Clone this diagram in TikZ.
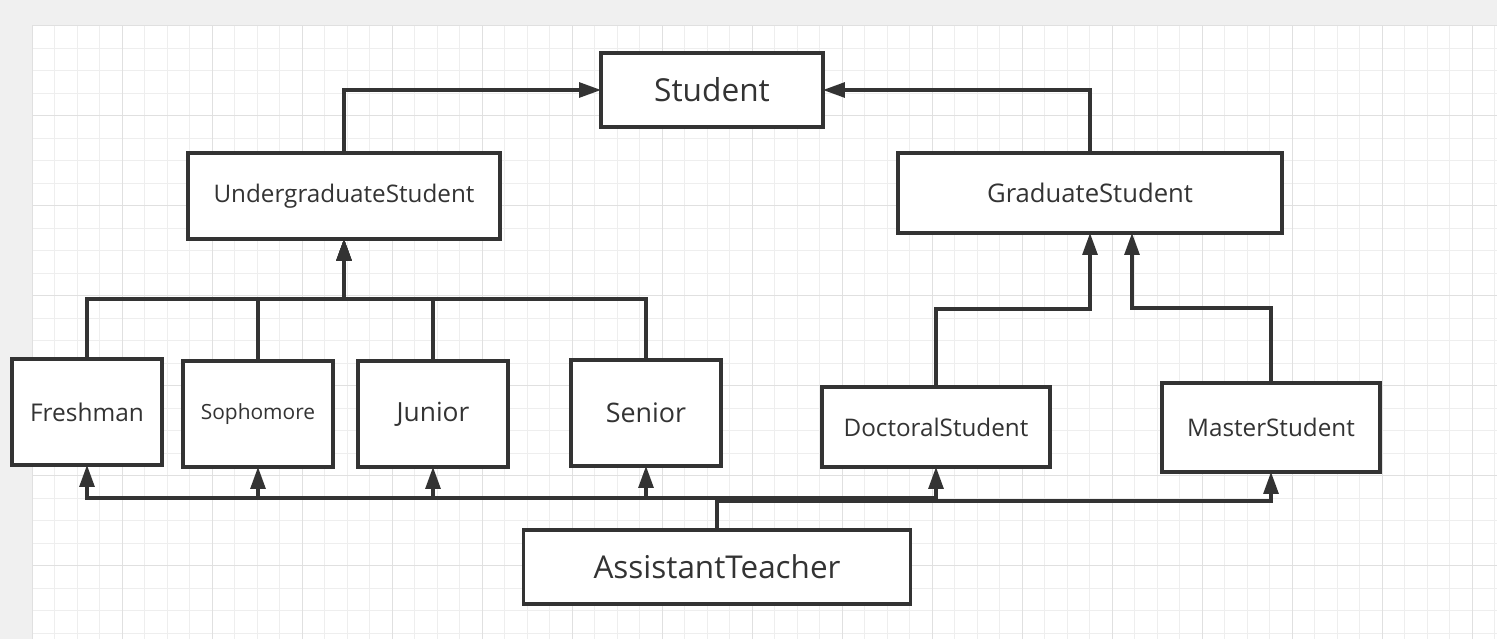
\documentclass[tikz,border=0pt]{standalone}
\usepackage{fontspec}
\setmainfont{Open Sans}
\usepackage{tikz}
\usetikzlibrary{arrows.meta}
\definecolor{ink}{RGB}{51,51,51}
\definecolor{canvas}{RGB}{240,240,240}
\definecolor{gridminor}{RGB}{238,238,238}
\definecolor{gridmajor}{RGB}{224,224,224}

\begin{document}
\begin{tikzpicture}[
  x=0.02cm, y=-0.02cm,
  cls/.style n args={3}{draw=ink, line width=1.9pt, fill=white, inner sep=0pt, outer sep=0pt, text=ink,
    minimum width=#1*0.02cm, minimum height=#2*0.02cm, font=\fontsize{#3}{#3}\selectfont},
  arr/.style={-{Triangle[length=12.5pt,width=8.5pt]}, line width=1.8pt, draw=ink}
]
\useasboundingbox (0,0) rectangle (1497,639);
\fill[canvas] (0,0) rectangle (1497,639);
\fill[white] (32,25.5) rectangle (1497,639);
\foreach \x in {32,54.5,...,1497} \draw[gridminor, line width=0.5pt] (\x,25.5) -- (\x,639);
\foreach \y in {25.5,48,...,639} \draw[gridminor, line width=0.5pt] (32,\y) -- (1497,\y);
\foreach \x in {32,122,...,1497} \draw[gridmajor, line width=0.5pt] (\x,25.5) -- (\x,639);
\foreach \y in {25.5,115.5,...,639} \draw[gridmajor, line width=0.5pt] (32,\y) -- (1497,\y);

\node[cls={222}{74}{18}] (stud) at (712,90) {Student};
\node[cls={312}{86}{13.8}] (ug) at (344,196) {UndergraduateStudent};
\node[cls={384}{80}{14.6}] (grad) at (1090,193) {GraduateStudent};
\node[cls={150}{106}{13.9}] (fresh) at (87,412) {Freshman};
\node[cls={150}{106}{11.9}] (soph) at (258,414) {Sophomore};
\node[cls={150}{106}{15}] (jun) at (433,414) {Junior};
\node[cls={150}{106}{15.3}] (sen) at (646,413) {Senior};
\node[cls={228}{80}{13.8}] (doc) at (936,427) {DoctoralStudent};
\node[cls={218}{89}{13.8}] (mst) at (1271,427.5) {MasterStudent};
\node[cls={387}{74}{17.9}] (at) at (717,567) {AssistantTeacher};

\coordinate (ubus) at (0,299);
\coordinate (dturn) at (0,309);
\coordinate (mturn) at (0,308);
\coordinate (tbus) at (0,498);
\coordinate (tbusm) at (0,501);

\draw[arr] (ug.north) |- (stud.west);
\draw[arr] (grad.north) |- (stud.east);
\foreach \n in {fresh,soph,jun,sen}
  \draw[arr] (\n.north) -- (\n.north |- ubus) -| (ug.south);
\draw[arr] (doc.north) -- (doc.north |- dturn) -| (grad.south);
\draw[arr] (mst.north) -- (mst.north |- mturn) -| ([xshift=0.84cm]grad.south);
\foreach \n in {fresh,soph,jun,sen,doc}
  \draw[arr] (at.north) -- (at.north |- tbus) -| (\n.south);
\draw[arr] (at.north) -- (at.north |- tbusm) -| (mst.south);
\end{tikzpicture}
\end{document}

▸ **Work to be completed**: Reproduce each line exactly as it appears, omitting the pictures.

▸ **Result of the exercise**:
Clone this diagram in TikZ.
\documentclass[tikz,border=0pt]{standalone}
\usepackage{fontspec}
\setmainfont{Open Sans}
\usepackage{tikz}
\usetikzlibrary{arrows.meta}
\definecolor{ink}{RGB}{51,51,51}
\definecolor{canvas}{RGB}{240,240,240}
\definecolor{gridminor}{RGB}{238,238,238}
\definecolor{gridmajor}{RGB}{224,224,224}

\begin{document}
\begin{tikzpicture}[
  x=0.02cm, y=-0.02cm,
  cls/.style n args={3}{draw=ink, line width=1.9pt, fill=white, inner sep=0pt, outer sep=0pt, text=ink,
    minimum width=#1*0.02cm, minimum height=#2*0.02cm, font=\fontsize{#3}{#3}\selectfont},
  arr/.style={-{Triangle[length=12.5pt,width=8.5pt]}, line width=1.8pt, draw=ink}
]
\useasboundingbox (0,0) rectangle (1497,639);
\fill[canvas] (0,0) rectangle (1497,639);
\fill[white] (32,25.5) rectangle (1497,639);
\foreach \x in {32,54.5,...,1497} \draw[gridminor, line width=0.5pt] (\x,25.5) -- (\x,639);
\foreach \y in {25.5,48,...,639} \draw[gridminor, line width=0.5pt] (32,\y) -- (1497,\y);
\foreach \x in {32,122,...,1497} \draw[gridmajor, line width=0.5pt] (\x,25.5) -- (\x,639);
\foreach \y in {25.5,115.5,...,639} \draw[gridmajor, line width=0.5pt] (32,\y) -- (1497,\y);

\node[cls={222}{74}{18}] (stud) at (712,90) {Student};
\node[cls={312}{86}{13.8}] (ug) at (344,196) {UndergraduateStudent};
\node[cls={384}{80}{14.6}] (grad) at (1090,193) {GraduateStudent};
\node[cls={150}{106}{13.9}] (fresh) at (87,412) {Freshman};
\node[cls={150}{106}{11.9}] (soph) at (258,414) {Sophomore};
\node[cls={150}{106}{15}] (jun) at (433,414) {Junior};
\node[cls={150}{106}{15.3}] (sen) at (646,413) {Senior};
\node[cls={228}{80}{13.8}] (doc) at (936,427) {DoctoralStudent};
\node[cls={218}{89}{13.8}] (mst) at (1271,427.5) {MasterStudent};
\node[cls={387}{74}{17.9}] (at) at (717,567) {AssistantTeacher};

\coordinate (ubus) at (0,299);
\coordinate (dturn) at (0,309);
\coordinate (mturn) at (0,308);
\coordinate (tbus) at (0,498);
\coordinate (tbusm) at (0,501);

\draw[arr] (ug.north) |- (stud.west);
\draw[arr] (grad.north) |- (stud.east);
\foreach \n in {fresh,soph,jun,sen}
  \draw[arr] (\n.north) -- (\n.north |- ubus) -| (ug.south);
\draw[arr] (doc.north) -- (doc.north |- dturn) -| (grad.south);
\draw[arr] (mst.north) -- (mst.north |- mturn) -| ([xshift=0.84cm]grad.south);
\foreach \n in {fresh,soph,jun,sen,doc}
  \draw[arr] (at.north) -- (at.north |- tbus) -| (\n.south);
\draw[arr] (at.north) -- (at.north |- tbusm) -| (mst.south);
\end{tikzpicture}
\end{document}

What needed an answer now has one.